Os “Penduricalhos” e a Bolha do Judiciário
Não é segredo que os magistrados brasileiros estão entre os mais bem remunerados do mundo. O salário base já é elevado, mas os “penduricalhos” – auxílios, gratificações e indenizações – frequentemente elevam os ganhos a patamares exorbitantes. No caso de Perri, os R$ 78 mil mensais em indenizações são um exemplo claro de como esses benefícios criam uma realidade paralela para a elite judiciária. A justificativa para tais valores costuma ser a necessidade de garantir a independência e a dignidade da profissão. Mas até que ponto isso é razoável? Em um contexto de crise econômica, onde o salário mínimo mal cobre o básico, esses privilégios parecem menos uma necessidade e mais um luxo injustificável.
A falta de transparência sobre como esses “penduricalhos” são calculados e distribuídos só agrava o problema. Sem clareza, o povo fica à mercê de um sistema que opera em segredo, beneficiando a si mesmo enquanto ignora as necessidades de quem deveria servir. Se a justiça é um direito de todos, por que seus representantes vivem em uma esfera tão distante da realidade social? A resposta parece clara: o judiciário, em muitos aspectos, tornou-se parte do mesmo “sistema” que oprime o povo, um clube exclusivo onde os sacrifícios do cidadão comum são invisíveis.
A Justiça Perde o Povo – e a Credibilidade
A declaração de Perri não é apenas uma gafe; é um golpe na confiança que o povo deposita no judiciário. Quando um desembargador, que deveria encarnar a imparcialidade e a sensatez, demonstra tamanha falta de empatia, ele reforça a percepção de que a justiça não é para todos. Para o trabalhador que ganha menos em um ano do que Perri recebe em um mês, a ideia de recorrer ao judiciário torna-se quase uma ilusão.
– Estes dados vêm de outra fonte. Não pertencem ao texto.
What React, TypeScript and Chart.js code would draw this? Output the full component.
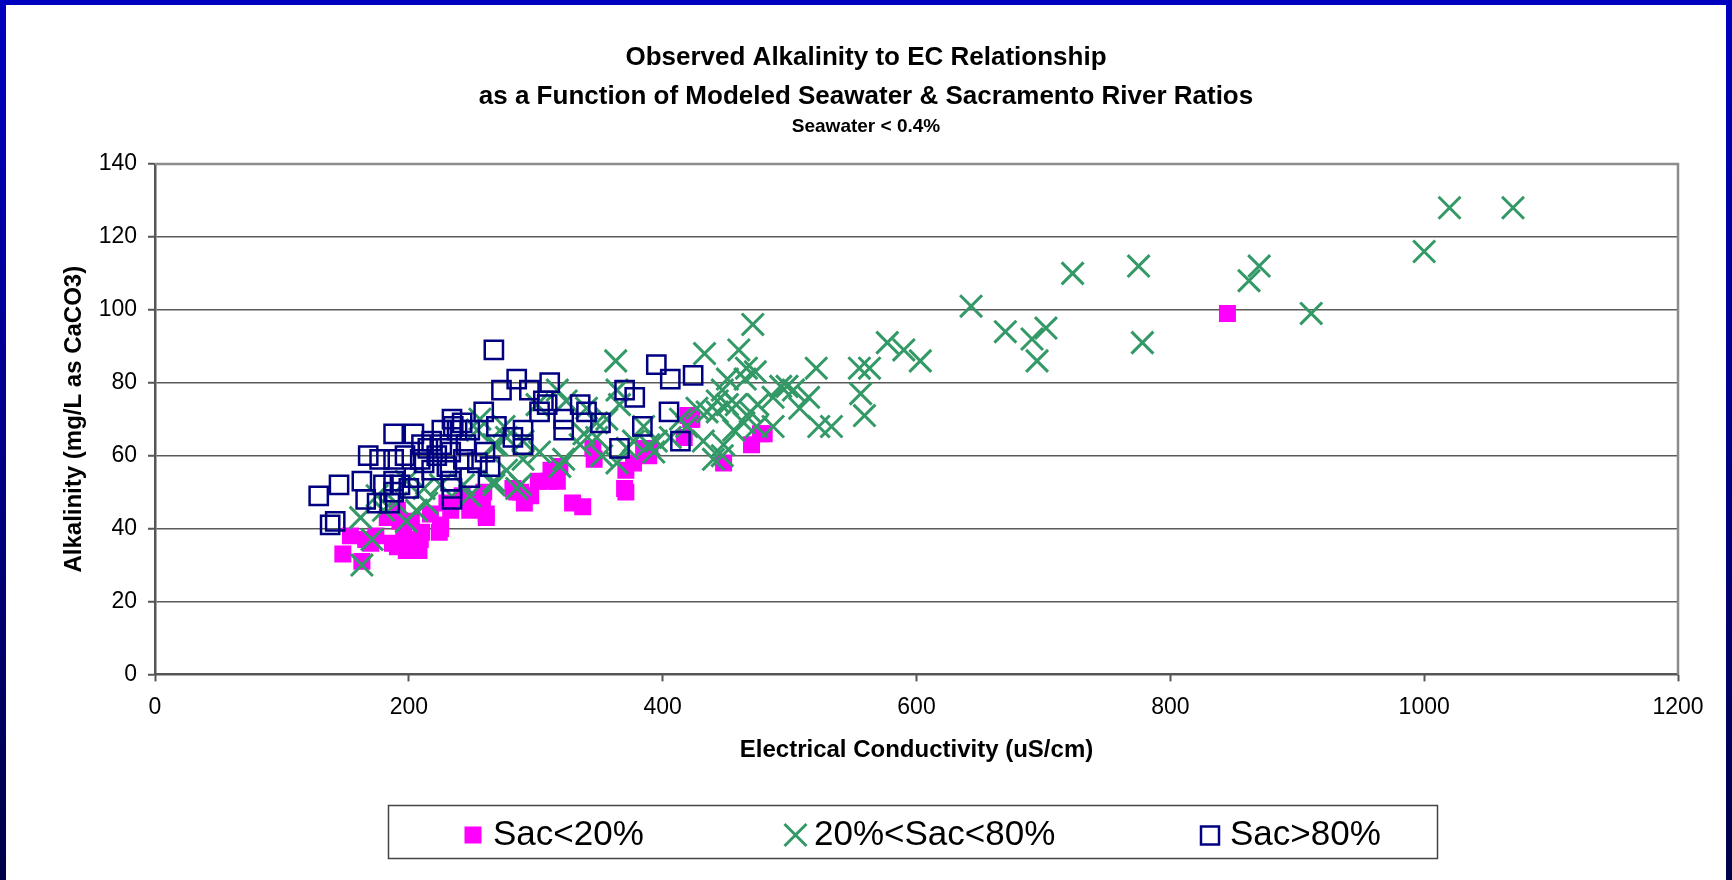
import React, { useEffect, useRef } from "react";
import { Chart, registerables } from "chart.js";

Chart.register(...registerables);

const FONT = "'Liberation Sans', Arial, Helvetica, sans-serif";

const titleLines = [
  "Observed Alkalinity to EC Relationship",
  "as a Function of Modeled Seawater & Sacramento River Ratios",
];
const subTitle = "Seawater < 0.4%";
const xTitle = "Electrical Conductivity (uS/cm)";
const yTitle = "Alkalinity (mg/L as CaCO3)";
const seriesNames = ["Sac<20%", "20%<Sac<80%", "Sac>80%"];

const xTicks = [0, 200, 400, 600, 800, 1000, 1200];
const yTicks = [0, 20, 40, 60, 80, 100, 120, 140];

// Sac<20%
const lowEC = [148, 163, 154, 166, 170, 174, 187, 191, 198, 208, 209, 202, 191, 183, 217, 224, 225, 233, 248, 252, 258, 261, 230, 242, 285, 291, 296, 302, 310, 317, 329, 337, 346, 345, 370, 371, 371, 377, 389, 390, 417, 423, 420, 448, 470, 480, 845, 312, 282, 259, 210, 196, 193, 225, 255, 261, 288, 319, 385, 422, 477];
const lowAlk = [33, 31, 38, 37, 36, 38, 36, 35, 34, 34, 37, 42, 45, 43, 44, 39, 40, 45, 45, 48, 46, 44, 47, 49, 50, 47, 49, 53, 53, 53, 47, 46, 59, 62, 51, 50, 56, 58, 60, 62, 65, 70, 71, 58, 63, 66, 99, 56, 51, 50, 39, 38, 42, 41, 48, 43, 50, 57, 62, 70, 66];

// 20%<Sac<80%
const midEC = [1020, 1070, 1000, 911, 870, 862, 775, 778, 723, 702, 691, 695, 670, 643, 603, 590, 577, 563, 555, 556, 559, 521, 523, 533, 515, 508, 493, 498, 503, 487, 487, 471, 363, 433, 460, 466, 473, 465, 447, 451, 443, 427, 435, 443, 451, 458, 464, 456, 469, 475, 474, 414, 419, 406, 395, 448, 447, 432, 364, 366, 356, 385, 377, 389, 372, 348, 338, 335, 322, 319, 303, 288, 267, 269, 277, 290, 301, 317, 324, 340, 348, 163, 171, 162, 198, 206, 214, 212, 225, 243, 248, 267, 277, 285, 290, 254, 256, 267, 275, 190, 180, 175, 198, 364, 393, 440, 352];
const midAlk = [128, 128, 116, 99, 112, 108, 112, 91, 110, 95, 92, 86, 94, 101, 86, 89, 91, 84, 84, 77, 71, 84, 68, 68, 76, 73, 79, 79, 78, 68, 76, 96, 86, 88, 89, 84, 83, 81, 78, 81, 75, 73, 72, 72, 74, 74, 69, 67, 72, 74, 68, 70, 68, 65, 64, 63, 60, 64, 78, 74, 70, 68, 64, 63, 62, 65, 66, 63, 59, 57, 61, 52, 52, 63, 65, 64, 74, 78, 75, 73, 69, 30, 37, 43, 42, 45, 47, 51, 52, 52, 49, 53, 56, 51, 59, 67, 70, 63, 68, 47, 45, 49, 53, 58, 61, 59, 60];

// Sac>80%
const highEC = [267, 285, 273, 295, 311, 306, 309, 303, 259, 322, 335, 340, 322, 351, 370, 378, 395, 406, 424, 405, 384, 366, 414, 282, 290, 264, 238, 234, 248, 188, 204, 242, 235, 226, 210, 218, 269, 168, 177, 188, 197, 209, 222, 233, 243, 254, 230, 218, 212, 233, 248, 204, 188, 180, 163, 145, 129, 166, 175, 188, 193, 234, 234, 138, 142, 185, 200, 215, 226, 245, 260, 290];
const highAlk = [89, 81, 78, 78, 80, 75, 74, 72, 72, 70, 74, 72, 67, 69, 78, 76, 85, 81, 82, 72, 68, 62, 64, 65, 63, 57, 67, 70, 67, 66, 66, 69, 68, 67, 63, 64, 68, 60, 59, 59, 60, 59, 60, 61, 59, 58, 57, 56, 58, 53, 54, 54, 53, 52, 53, 52, 49, 48, 47, 50, 52, 48, 51, 41, 42, 47, 51, 62, 63, 63, 61, 67];

const COLORS = { low: "#FF00FF", mid: "#339966", high: "#000080" };

const toPoints = (xs: number[], ys: number[]) => xs.map((x, i) => ({ x, y: ys[i] }));

const decorPlugin = {
  id: "decor",
  beforeDatasetsDraw(chart: any) {
    const { ctx, chartArea } = chart;
    ctx.save();
    ctx.strokeStyle = "#8c8c8c";
    ctx.lineWidth = 2.5;
    ctx.beginPath();
    ctx.moveTo(chartArea.left, chartArea.top);
    ctx.lineTo(chartArea.right, chartArea.top);
    ctx.lineTo(chartArea.right, chartArea.bottom);
    ctx.stroke();
    ctx.restore();
  },
  afterDraw(chart: any) {
    const { ctx } = chart;
    ctx.save();
    ctx.fillStyle = "#000";
    ctx.textAlign = "center";
    ctx.textBaseline = "alphabetic";
    ctx.font = `bold 26px ${FONT}`;
    ctx.fillText(titleLines[0], 860, 60);
    ctx.fillText(titleLines[1], 860, 98.5);
    ctx.font = `bold 19px ${FONT}`;
    ctx.fillText(subTitle, 860, 126.5);

    // legend box
    ctx.strokeStyle = "#444";
    ctx.lineWidth = 1.5;
    ctx.strokeRect(382.5, 800.5, 1049, 53);

    ctx.font = `35px ${FONT}`;
    ctx.textAlign = "left";
    // magenta square
    ctx.fillStyle = COLORS.low;
    ctx.fillRect(467 - 8.5, 830 - 8.5, 17, 17);
    ctx.fillStyle = "#000";
    ctx.fillText(seriesNames[0], 487, 840);
    // green X
    ctx.strokeStyle = COLORS.mid;
    ctx.lineWidth = 3;
    ctx.beginPath();
    ctx.moveTo(789.5 - 11, 830 - 11);
    ctx.lineTo(789.5 + 11, 830 + 11);
    ctx.moveTo(789.5 + 11, 830 - 11);
    ctx.lineTo(789.5 - 11, 830 + 11);
    ctx.stroke();
    ctx.fillText(seriesNames[1], 808, 840);
    // blue open square
    ctx.strokeStyle = COLORS.high;
    ctx.lineWidth = 2.5;
    ctx.strokeRect(1204 - 9, 830.5 - 9, 18, 18);
    ctx.fillText(seriesNames[2], 1224, 840);
    ctx.restore();
  },
};

export default function App() {
  const ref = useRef<HTMLCanvasElement>(null);

  useEffect(() => {
    document.body.style.margin = "0";
    const canvas = ref.current;
    if (!canvas) return;
    const chart = new Chart(canvas, {
      type: "scatter",
      data: {
        datasets: [
          {
            label: seriesNames[0],
            data: toPoints(lowEC, lowAlk),
            pointStyle: "rect",
            pointRadius: 12,
            backgroundColor: COLORS.low,
            borderColor: COLORS.low,
            borderWidth: 0,
            order: 3,
          },
          {
            label: seriesNames[1],
            data: toPoints(midEC, midAlk),
            pointStyle: "crossRot",
            pointRadius: 15.5,
            backgroundColor: COLORS.mid,
            borderColor: COLORS.mid,
            borderWidth: 3,
            order: 2,
          },
          {
            label: seriesNames[2],
            data: toPoints(highEC, highAlk),
            pointStyle: "rect",
            pointRadius: 12.9,
            backgroundColor: "rgba(0,0,0,0)",
            borderColor: COLORS.high,
            borderWidth: 2.5,
            order: 1,
          },
        ],
      },
      options: {
        responsive: false,
        devicePixelRatio: 1,
        animation: false,
        events: [],
        layout: { padding: { left: 0, right: 48, top: 159, bottom: 115.6 } },
        plugins: {
          legend: { display: false },
          title: { display: false },
          tooltip: { enabled: false },
        },
        scales: {
          x: {
            type: "linear",
            min: 0,
            max: 1200,
            afterBuildTicks: (s: any) => {
              s.ticks = xTicks.map((v) => ({ value: v }));
            },
            afterFit: (s: any) => {
              s.height = 90;
            },
            ticks: {
              font: { family: FONT, size: 23 },
              color: "#000",
              padding: 12,
              maxRotation: 0,
              autoSkip: false,
              callback: (v: any) => String(v),
            },
            grid: {
              drawOnChartArea: false,
              drawTicks: true,
              tickLength: 7,
              tickColor: "#555",
              tickWidth: 2,
            },
            border: { display: true, color: "#555", width: 2 },
            title: {
              display: true,
              text: xTitle,
              color: "#000",
              font: { family: FONT, size: 24, weight: "bold" },
              padding: { top: 0, bottom: 0 },
            },
          },
          y: {
            type: "linear",
            min: 0,
            max: 140,
            afterBuildTicks: (s: any) => {
              s.ticks = yTicks.map((v) => ({ value: v }));
            },
            afterFit: (s: any) => {
              s.width = 149;
            },
            ticks: {
              font: { family: FONT, size: 23 },
              color: "#000",
              padding: 11,
              autoSkip: false,
              callback: (v: any) => String(v),
            },
            grid: {
              color: "#5a5a5a",
              lineWidth: 1.5,
              drawTicks: true,
              tickLength: 7,
              tickColor: "#555",
              tickWidth: 2,
            },
            border: { display: true, color: "#555", width: 2.5 },
            title: {
              display: true,
              text: yTitle,
              color: "#000",
              font: { family: FONT, size: 24, weight: "bold" },
              padding: { top: 54, bottom: 0 },
            },
          },
        },
      },
      plugins: [decorPlugin],
    } as any);
    return () => chart.destroy();
  }, []);

  return (
    <div
      style={{
        position: "fixed",
        left: 0,
        top: 0,
        width: 1732,
        height: 880,
        background: "linear-gradient(to bottom, #0000C0 0%, #00008a 50%, #000048 100%)",
      }}
    >
      <div
        style={{
          position: "absolute",
          left: 6,
          top: 5,
          width: 1720,
          height: 875,
          background: "#fff",
        }}
      >
        <canvas ref={ref} width={1720} height={875} style={{ display: "block", width: 1720, height: 875 }} />
      </div>
    </div>
  );
}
Se os magistrados estão tão alheios às dificuldades da população, como podem julgá-las com equidade? A justiça, que deveria ser um espelho da sociedade, reflete cada vez mais os interesses de uma elite desconectada.
Essa percepção tem consequências graves. Um judiciário visto como privilegiado e insensível perde sua legitimidade. O povo, já cansado de um sistema que parece favorecer os poderosos, começa a desistir da justiça como solução. E quem pode culpá-lo? Quando a própria instituição que deveria garantir direitos se queixa de “agruras” enquanto ostenta milhões, ela se torna cúmplice da exclusão que marca o Brasil. A confiança no sistema judiciário, essencial para a democracia, erode-se a cada declaração como essa.
Um Chamado por Transparência e Humanidade
Se o judiciário quer recuperar o povo – e sua própria credibilidade –, precisa mudar. O primeiro passo é a transparência. Os salários, os “penduricalhos” e suas justificativas devem ser públicos, acessíveis e compreensíveis. Não basta dizer que esses valores são legais; é preciso provar que são justos, especialmente em um país onde a miséria é uma realidade para tantos. Além disso, os magistrados precisam demonstrar sensibilidade. Declarações como a de Perri não são apenas impensadas; são um sinal de quão distante o judiciário está de quem mais precisa dele.
A justiça não pode ser um privilégio dos privilegiados. Ela deve ser um direito universal, exercido por pessoas que entendam as dores do povo, não que as ignorem em nome de um suposto “martírio” financeiro. Enquanto desembargadores como Orlando Perri lamentam sua “vida de monge” com milhões no bolso, o povo que sofre não tem nem a quem recorrer. A justiça, que deveria ser sua aliada, virou mais um braço do sistema que os exclui. Para mudar isso, é preciso mais do que palavras bonitas: é preciso accountability, empatia e uma conexão real com a sociedade. Só assim o judiciário deixará de ser parte do problema e voltará a ser parte da solução.